But they sure can tell when something devalues what they’re in the process of getting and paying for. Of students polled at Brown University, one of the most famously left-wing campuses in the country, 58% disapproved of the use of racial preferences in admissions, and only 34% approved.
You see, when you dole out a credential on any basis other than demonstrated ability to earn that credential, you cheapen it, not only for the people who got it on that discounted basis, but also for every other holder. Dare we hope that these students have figured that out? Unfortunately, as the article points out, we can’t assume that the students’ opinions reflects any lack of mandatory group-think: None was willing to go on record with a disapproving opinion.
The linked article is brief, so we can’t know whether the polling was done with any statistical degree of rigor, nor are we told anything about the sampling population. It would be interesting to know. This may be just some “man on the street” sort of interview. But however it was done, having that percentage even admit in private to heterodox views on the subject has to be seen as some sort of encouraging.

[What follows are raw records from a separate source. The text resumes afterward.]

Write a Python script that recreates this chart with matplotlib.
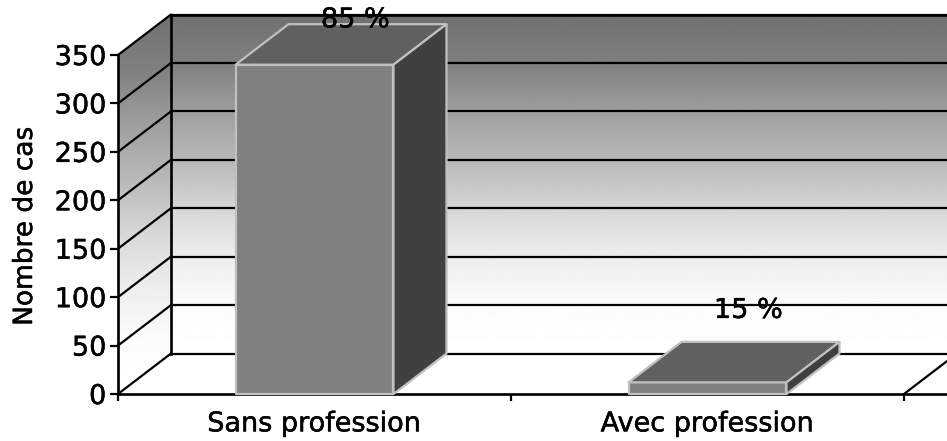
import numpy as np
import matplotlib
matplotlib.use("Agg")
import matplotlib.pyplot as plt
import matplotlib.patheffects as pe
from matplotlib.patches import Polygon

categories = ["Sans profession", "Avec profession"]
cases = [340, 12]
percent_labels = ["85 %", "15 %"]
y_ticks = [0, 50, 100, 150, 200, 250, 300, 350]

W, H = 947, 441
fig = plt.figure(figsize=(W / 100, H / 100), dpi=100, facecolor="white")
ax = fig.add_axes([118 / W, (H - 394) / H, 786 / W, 339 / H])

# Oblique projection: depth offset of the back plane, in data units
DX = 53 / 786 * 2
DY = 40.5 / 339 * 350
BAR_W = 0.402
LW = 1.6
INK = "black"
TEXT_SIZE = 19.5
LABEL_LIFT = [4, 32]
heavier = [pe.withStroke(linewidth=0.35, foreground=INK)]

# Grey ramp of the walls, dark at the top and white at the floor
stops_v = np.array([0, 50, 100, 150, 200, 250, 300, 350])
stops_g = np.array([1.00, 0.985, 0.93, 0.84, 0.72, 0.62, 0.50, 0.44])
ramp = np.interp(np.linspace(350, 0, 256), stops_v, stops_g).reshape(-1, 1)

# Back wall, running out past the right edge of the figure
ax.imshow(ramp, cmap="gray", vmin=0, vmax=1, aspect="auto",
          extent=(DX, 2 + DX, DY, 350 + DY), zorder=1, clip_on=False,
          interpolation="bilinear")

# Left wall: the ramp stays horizontal, clipped to the wall's parallelogram
side = ax.imshow(ramp, cmap="gray", vmin=0, vmax=1, aspect="auto",
                 extent=(0, DX, 0, 350 + DY), zorder=1,
                 interpolation="bilinear")
side_outline = Polygon([(0, 0), (DX, DY), (DX, 350 + DY), (0, 350)], closed=True,
                       transform=ax.transData, facecolor="none", edgecolor="none",
                       clip_on=False)
ax.add_patch(side_outline)
side.set_clip_box(fig.bbox)
side.set_clip_path(side_outline)

ax.set_xlim(0, len(categories))
ax.set_ylim(0, 350)
ax.patch.set_visible(False)
for s in ax.spines.values():
    s.set_visible(False)

# Grid lines on both walls
far = 2.2
for v in y_ticks:
    ax.plot([0, DX], [v, v + DY], color=INK, lw=LW, zorder=2, clip_on=False,
            solid_capstyle="round")
    ax.plot([DX, far], [v + DY, v + DY], color=INK, lw=LW, zorder=2, clip_on=False,
            solid_capstyle="butt")

ax.plot([DX, DX], [DY, 350 + DY], color=INK, lw=LW * 1.2, zorder=2, clip_on=False)
ax.plot([0, 0], [0, 350], color=INK, lw=LW * 1.2, zorder=2, clip_on=False)
ax.plot([DX, far], [350 + DY, 350 + DY], color=INK, lw=LW * 1.2, zorder=2, clip_on=False)
ax.plot([0, far], [0, 0], color=INK, lw=LW * 1.2, zorder=2, clip_on=False)
ax.plot([2, 2 + DX], [0, DY], color=INK, lw=LW, zorder=2, clip_on=False)

# Three visible faces of every bar
edge = "#c0c0c0"
for i, (value, label, lift) in enumerate(zip(cases, percent_labels, LABEL_LIFT)):
    x0 = i + 0.5 - BAR_W / 2
    x1 = i + 0.5 + BAR_W / 2
    faces = [
        ([(x0, 0), (x1, 0), (x1, value), (x0, value)], "#808080"),
        ([(x0, value), (x1, value), (x1 + DX, value + DY), (x0 + DX, value + DY)], "#606060"),
        ([(x1, 0), (x1 + DX, DY), (x1 + DX, value + DY), (x1, value)], "#404040"),
    ]
    for verts, colour in faces:
        ax.add_patch(Polygon(verts, closed=True, facecolor=colour, edgecolor=edge,
                             lw=LW, joinstyle="round", zorder=3, clip_on=False))
    ax.text(i + 0.5 + DX * 0.77, value + DY + lift, label, ha="center", va="center",
            fontsize=TEXT_SIZE, color=INK, zorder=4, clip_on=False, path_effects=heavier)

ax.set_yticks(y_ticks)
ax.set_xticks(range(len(categories) + 1))
ax.set_xticklabels([])
ax.set_xticks([i + 0.5 for i in range(len(categories))], minor=True)
ax.set_xticklabels(categories, minor=True)
ax.tick_params(axis="x", which="major", length=5, width=LW, color=INK)
ax.tick_params(axis="x", which="minor", length=0, labelsize=TEXT_SIZE, pad=12.5, labelcolor=INK)
ax.tick_params(axis="y", length=5.5, width=LW, color=INK, labelsize=TEXT_SIZE, pad=3, labelcolor=INK)
for t in ax.get_xticklabels(minor=True) + ax.get_yticklabels():
    t.set_path_effects(heavier)
ax.set_ylabel("Nombre de cas", fontsize=19, color=INK, path_effects=heavier)
ax.yaxis.set_label_coords(-80 / 786, 0.495)

fig.savefig("out.png", dpi=100)
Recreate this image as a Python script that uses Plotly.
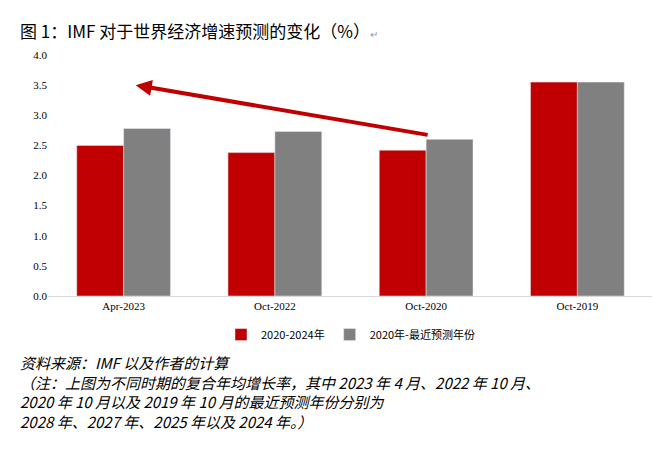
import plotly.graph_objects as go

categories = ["Apr-2023", "Oct-2022", "Oct-2020", "Oct-2019"]
growth_2020_2024 = [2.5, 2.38, 2.42, 3.55]
growth_latest = [2.78, 2.73, 2.6, 3.55]

fig = go.Figure()
fig.add_trace(go.Bar(x=categories, y=growth_2020_2024, name="2020-2024年",
                     marker_color="#C00000"))
fig.add_trace(go.Bar(x=categories, y=growth_latest, name="2020年-最近预测年份",
                     marker_color="#808080"))

# red arrow pointing back from Oct-2020 to Apr-2023
fig.add_annotation(x=0.08, y=3.5, ax=2.02, ay=2.67, xref="x", yref="y",
                   axref="x", ayref="y", showarrow=True, arrowhead=2,
                   arrowsize=0.8, arrowwidth=4, arrowcolor="#C00000", text="")

fig.add_annotation(x=-0.05, y=1.16, xref="paper", yref="paper", xanchor="left",
                   yanchor="top",
                   text="图 1：IMF 对于世界经济增速预测的变化（%）<span style='color:#999;font-size:10px'>↵</span>",
                   showarrow=False, font=dict(size=17, color="black"))

note = ("<i>资料来源：IMF 以及作者的计算</i><br>"
        "<i>（注：上图为不同时期的复合年均增长率，其中 2023 年 4 月、2022 年 10 月、</i><br>"
        "<i>2020 年 10 月以及 2019 年 10 月的最近预测年份分别为</i><br>"
        "<i>2028 年、2027 年、2025 年以及 2024 年。）</i>")
fig.add_annotation(x=-0.05, y=-0.225, xref="paper", yref="paper", xanchor="left",
                   yanchor="top", text=note, showarrow=False, align="left",
                   font=dict(size=15, color="black", family="Noto Sans CJK SC"))

fig.update_layout(
    width=660, height=457,
    paper_bgcolor="white", plot_bgcolor="white",
    font=dict(family="Noto Sans CJK SC", color="black"),
    margin=dict(l=40, r=15, t=47, b=169),
    barmode="group", bargap=0.38, bargroupgap=0,
    showlegend=True,
    legend=dict(orientation="h", x=0.5, xanchor="center", y=-0.16, yanchor="middle",
                font=dict(size=11)),
    xaxis=dict(showline=True, linecolor="#d9d9d9",
               tickfont=dict(size=11, family="Liberation Serif")),
    yaxis=dict(range=[0, 4.0], dtick=0.5, tickformat=".1f", showgrid=False,
               showline=False, tickfont=dict(size=11, family="Liberation Serif")),
)

fig.write_html("out.html")
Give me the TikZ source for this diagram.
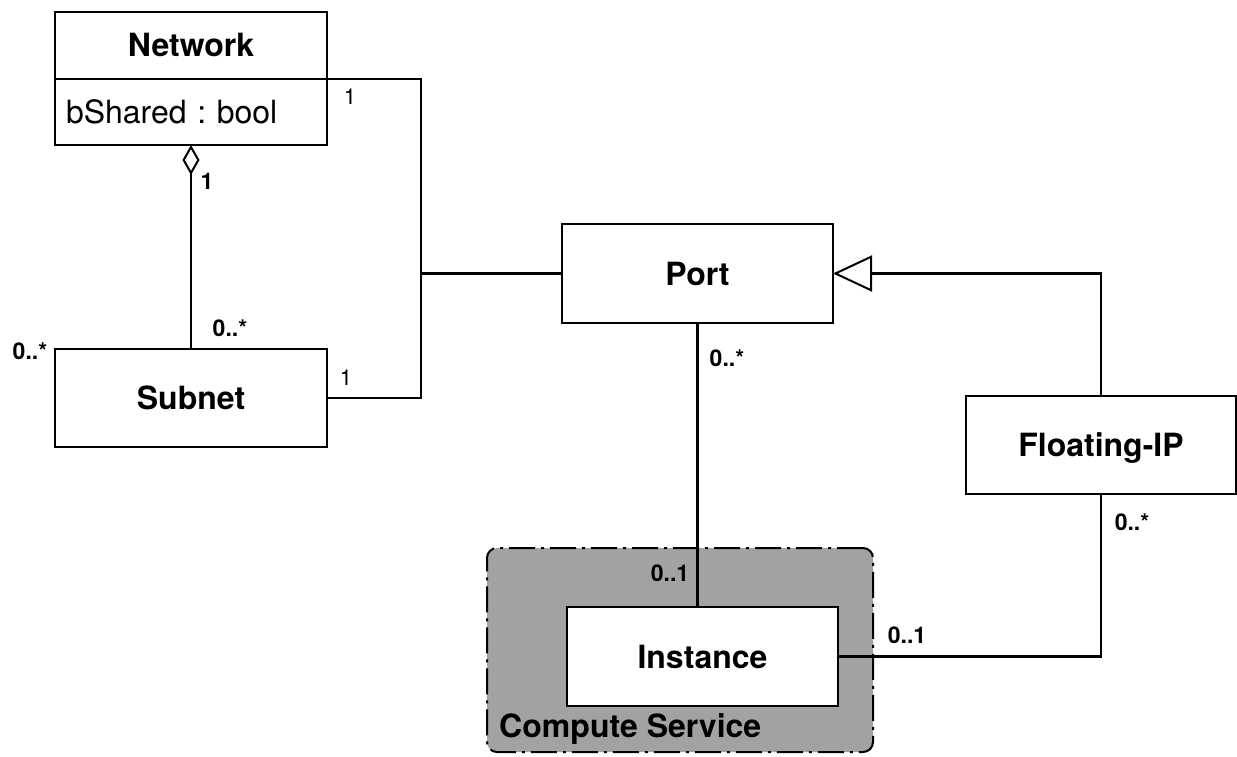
\documentclass[tikz,border=0pt]{standalone}
\usepackage{fontspec}
\setmainfont{TeX Gyre Heros}
\usepackage{tikz}
\usetikzlibrary{arrows.meta, positioning, calc}
\definecolor{groupgray}{RGB}{162,162,162}
\tikzstyle{umlclass} = [rectangle, draw, line width=2.4pt, fill=white, outer sep=0pt, inner sep=0pt,
                        minimum width=272pt, minimum height=98pt, text height=23pt, text depth=0pt,
                        font=\fontsize{32}{36}\selectfont\bfseries]
\tikzstyle{attr}     = [umlclass, font=\fontsize{32}{36}\selectfont, text width=250pt, align=left]
\tikzstyle{grp}      = [rectangle, draw, line width=2pt, fill=groupgray, rounded corners=10pt,
                        dash pattern=on 26pt off 6pt on 3pt off 6pt]
\tikzstyle{mult}     = [inner sep=0pt, font=\fontsize{23}{25}\selectfont\bfseries]
\tikzstyle{multreg}  = [inner sep=0pt, font=\fontsize{22}{24}\selectfont]
\tikzstyle{assoc}    = [line width=2.4pt]

\begin{document}
\frenchspacing
\begin{tikzpicture}[x=1pt, y=-1pt]
    \useasboundingbox (0,0) rectangle (1237,757);

    % compute service group
    \node[grp, minimum width=386pt, minimum height=204pt] (compute) at (680,650) {};
    \node[anchor=base west, inner sep=0pt, font=\fontsize{32}{36}\selectfont\bfseries]
         (cslabel) at (499,737) {Compute Service};

    % classes
    \node[umlclass, minimum height=67pt] (nethead) at (191,45.5) {Network};
    \node[attr, minimum height=66pt, below=0pt of nethead] (netattr) {bShared : bool};
    \node[umlclass] (subnet) at (191,398) {Subnet};
    \node[umlclass, minimum width=271pt, minimum height=99pt] (port) at (697.5,273.5) {Port};
    \node[umlclass, minimum width=270pt] (floating) at (1101,445) {Floating-IP};
    \node[umlclass, minimum width=271pt, minimum height=99pt] (instance) at (702.5,656.5) {Instance};

    % connectors
    \coordinate (jn) at (421,79);
    \draw[assoc] (nethead.south east) -- (jn) |- (subnet.east);
    \draw[assoc] (port.west) -- (port.west -| jn);
    \draw[assoc, {Diamond[open, length=30pt, width=17pt, line width=2pt]}-] (netattr.south) -- (subnet.north);
    \draw[assoc, -{Triangle[open, length=39pt, width=36pt, line width=2pt]}] (floating.north) |- (port.east);
    \draw[assoc] (port.south) -- (port.south |- instance.north);
    \draw[assoc] (instance.east) -| (floating.south);

    % multiplicities
    \node[multreg] (m1) at (350,97) {1};
    \node[multreg] (m2) at (346,378) {1};
    \node[mult] (m3) at (207,181) {1};
    \node[mult] (m4) at (230,328) {0..*};
    \node[mult] (m5) at (30,351) {0..*};
    \node[mult] (m6) at (727,358) {0..*};
    \node[mult] (m7) at (1132,522) {0..*};
    \node[mult] (m8) at (670,573) {0..1};
    \node[mult] (m9) at (907,635) {0..1};
\end{tikzpicture}
\end{document}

A short screed here, on the word “merit.” That word is way too value-laden for my liking. I have absolutely no way of weighing any other human’s “merit,” either in the abstract or concretely. I can pretty well tell when someone is unmeritorious, but beyond gross-scale differentiation (e.g., I’m reasonably sure that a senior Taliban official responsible for oppression of females in Afghanistan does not deserve to live, let alone to be enrolled at Yale University in preference to any single other of school’s thousands of applicants), but my ability runs out at that point. All that I can adequately measure is demonstrated (i) ability, or (ii) achievement in some relevant related human activity. To the extent that I claim I’m taking anything else into account I’m more or less making it up as I go along. I mean, how do you make any sort of meaningful distinction between the applicant whose mother was an unmarried crack whore living in a beat-up single wide in, say, Harlan County, Kentucky on the one hand and on the other the Vietnamese boat person’s kid who arrived on these shores with a bundle that could be carried in one hand, not knowing the language, but with an intact family and a phenomenal work ethic? You can’t; you just can’t. To say that one is more “meritorious” than the other pretends to a degree of knowledge that humans have never possessed and never will.